Russia has become the seventh by an action “without precedent in the civilized
world.”
The six countries the American
publication named are North Korea, Uzbekistan, Somalia, Libya, Morocco, and the
Maldives. In some of these, like North
Korea and Uzbekistan, even possessing a Bible is against the law, and in Morocco,
no one is allowed to have a Bible in Arabic translation.
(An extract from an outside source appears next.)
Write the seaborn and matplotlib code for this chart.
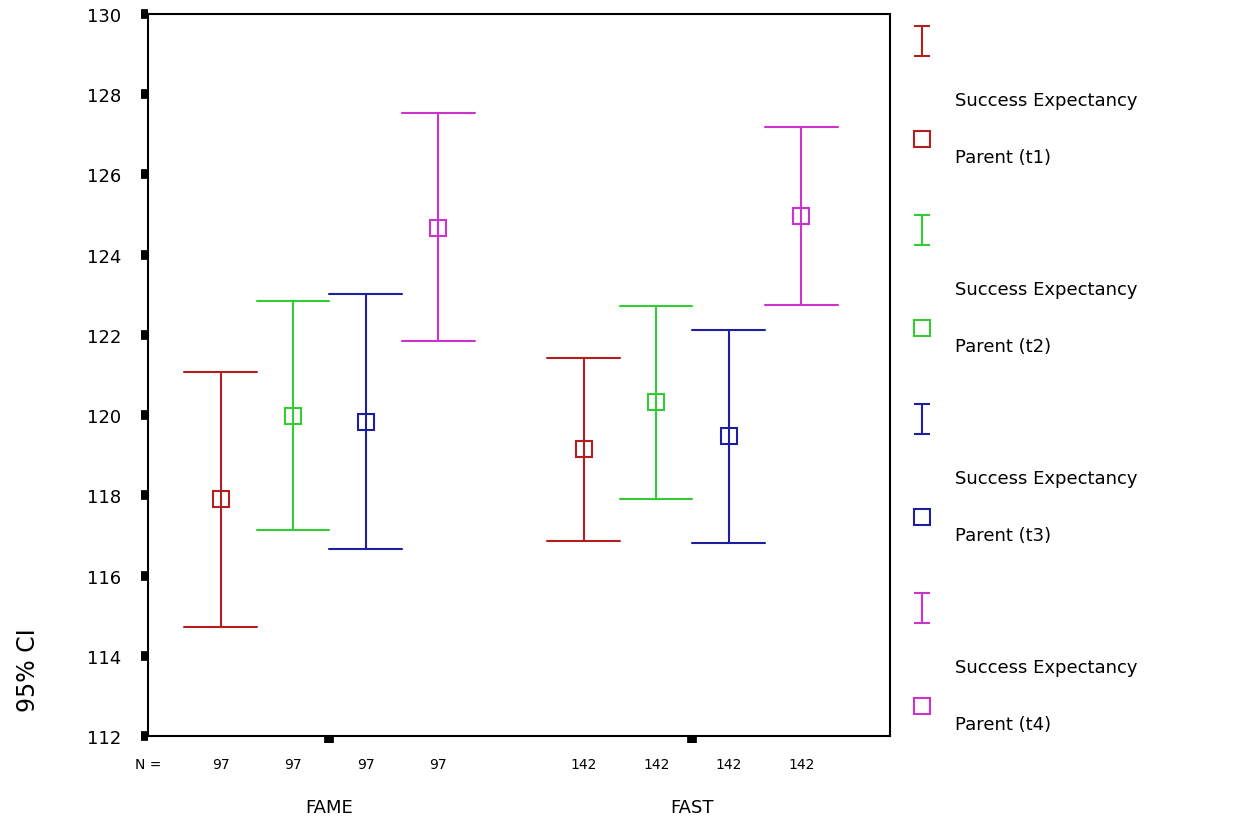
import pandas as pd
import matplotlib
matplotlib.use("Agg")
import matplotlib.pyplot as plt
import seaborn as sns

# 数据（从图上读取的均值和95%置信区间）
groups = ["FAME", "FAST"]
series = ["Success Expectancy Parent (t1)", "Success Expectancy Parent (t2)",
          "Success Expectancy Parent (t3)", "Success Expectancy Parent (t4)"]
short_names = ["t1", "t2", "t3", "t4"]
colors = ["#B41E1E", "#33CC33", "#1E1EA0", "#CC33CC"]

mean_fame = [117.90, 119.98, 119.83, 124.66]
low_fame = [114.71, 117.13, 116.66, 121.85]
high_fame = [121.07, 122.84, 123.02, 127.53]

mean_fast = [119.15, 120.32, 119.48, 124.96]
low_fast = [116.86, 117.90, 116.81, 122.74]
high_fast = [121.42, 122.72, 122.12, 127.18]

n_per_group = [97, 142]
y_ticks = [112, 114, 116, 118, 120, 122, 124, 126, 128, 130]

# 长表：每个组合三行（下限、均值、上限），median + 100%区间正好还原均值和CI
rows = []
for g, means, lows, highs in [("FAME", mean_fame, low_fame, high_fame),
                              ("FAST", mean_fast, low_fast, high_fast)]:
    for s, m, lo, hi in zip(series, means, lows, highs):
        for v in (lo, m, hi):
            rows.append({"group": g, "series": s, "value": v})
df = pd.DataFrame(rows)

sns.set_theme(style="ticks")
plt.rcParams["font.family"] = ["DejaVu Sans"]
plt.rcParams["text.color"] = "black"
plt.rcParams["xtick.labelcolor"] = "black"
plt.rcParams["ytick.labelcolor"] = "black"
plt.rcParams["axes.labelcolor"] = "black"

fig = plt.figure(figsize=(12.43, 8.2), dpi=100)
ax = fig.add_axes([0.119, 0.101, 0.597, 0.881])

dodge = 0.6
sns.pointplot(data=df, x="group", y="value", hue="series", order=groups,
              hue_order=series, palette=colors, estimator="median",
              errorbar=("pi", 100), dodge=dodge, linestyle="none",
              markers="s", markersize=12, markerfacecolor="none",
              markeredgewidth=1.5, capsize=0.2,
              err_kws={"linewidth": 1.5}, legend=False, ax=ax)

ax.set_xlim(-0.5, 1.544)
ax.set_ylim(112, 130)
ax.set_yticks(y_ticks)
ax.set_yticklabels([str(t) for t in y_ticks], fontsize=13)
ax.set_xticks([0, 1])
ax.set_xticklabels(["", ""])
ax.tick_params(axis="both", direction="out", length=5, width=7, color="black")
ax.tick_params(axis="y", pad=14)
for sp in ax.spines.values():
    sp.set_visible(True)
    sp.set_linewidth(1.5)
    sp.set_color("black")

ax.set_xlabel("")
ax.set_ylabel("95% CI", fontsize=17)
ax.yaxis.set_label_coords(-0.146, 0.093)

# N 行和分组标签
trans = ax.get_xaxis_transform()
ax.text(-0.5, -0.039, "N =", transform=trans, ha="center", va="center", fontsize=10)
step = dodge / (len(series) - 1)
for gi, (g, n) in enumerate(zip(groups, n_per_group)):
    for si in range(len(series)):
        xpos = gi - dodge / 2 + step * si
        ax.text(xpos, -0.039, str(n), transform=trans, ha="center", va="center", fontsize=10)
    ax.text(gi, -0.098, g, transform=trans, ha="center", va="center", fontsize=13)

# 右侧图例（手工排版）
lax = fig.add_axes([0, 0, 1, 1])
lax.set_xlim(0, 1243)
lax.set_ylim(820, 0)
lax.axis("off")
for i, (c, nm) in enumerate(zip(colors, short_names)):
    y0 = 42 + 189 * i
    lax.errorbar([922], [y0], yerr=[[15], [15]], color=c, capsize=6, lw=1.5,
                 capthick=1.5, fmt="none")
    lax.text(955, y0 + 59, "Success Expectancy", fontsize=13, va="center", ha="left")
    lax.plot([922], [y0 + 98], marker="s", markersize=12, markerfacecolor="none",
             markeredgecolor=c, markeredgewidth=1.5, linestyle="none")
    lax.text(955, y0 + 116, f"Parent ({nm})", fontsize=13, va="center", ha="left")

fig.savefig("out.png", dpi=100)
Russia has become the seventh in
this list of dishonour, Anton Chivchalov says, as a result of a decision by a
Vyborg court which held up a ban on the importation of a Bible as translated by
the Jehovah’s Witnesses. It held that possessing such a Bible was an act of
extremism and punishable as such (rosbalt.ru/posts/2017/08/18/1639575.html).
“Nothing like this
exists in any country of the civilized world,” the Rosbalt commentator
continues. The Russian government wasn’t satisfied with declaring an entire religious
denomination, the Jehovah’s Witnesses, extremist and banning it. Instead,
Moscow took the next step and banned its Bible that has been disseminated in
millions of copies around the world.
The court hearings, Chivchalov says,
occurred in “an atmosphere of a surrealistic theater of the absurd.” The court of a civil state got involved with
assessing religious dogmas such as the Trinity and God’s names. “It turned out
that the judge knew the answers to these questions,” however strange that may
seem.
The experts who testified for the
prosecution presented information reflecting not a deep knowledge of religion
but consisting of what can only be described as “plagiarism from Wikipedia.” The judge rejected all objections by the
defense. More than that, he ignored the laws of the Russian Federation
governing evidence.
What the experts who testified for
the government are worth is reflected by their earlier actions. They concluded in an earlier case that
vampires were in no way extremist because interest in such things is “a normal phenomenon
in particular subcultures. But for the Bible even subcultures are no
justification.”
In Russia today, the Rosbalt
commentator says, “there is a place for the vampire subculture, but there
cannot be a place for the subculture of readers of several translations of the
Bible.” Consequently, one is forced to conclude that for Russians, “the Bible
has lost to the vampires.”
(For additional details
on the Vyborg court decision, see in particular sova-center.ru/misuse/news/persecution/2017/08/d37666/,
sova-center.ru/religion/publications/2017/08/d37671/
and sobkorr.ru/news/5996E08B23959.html).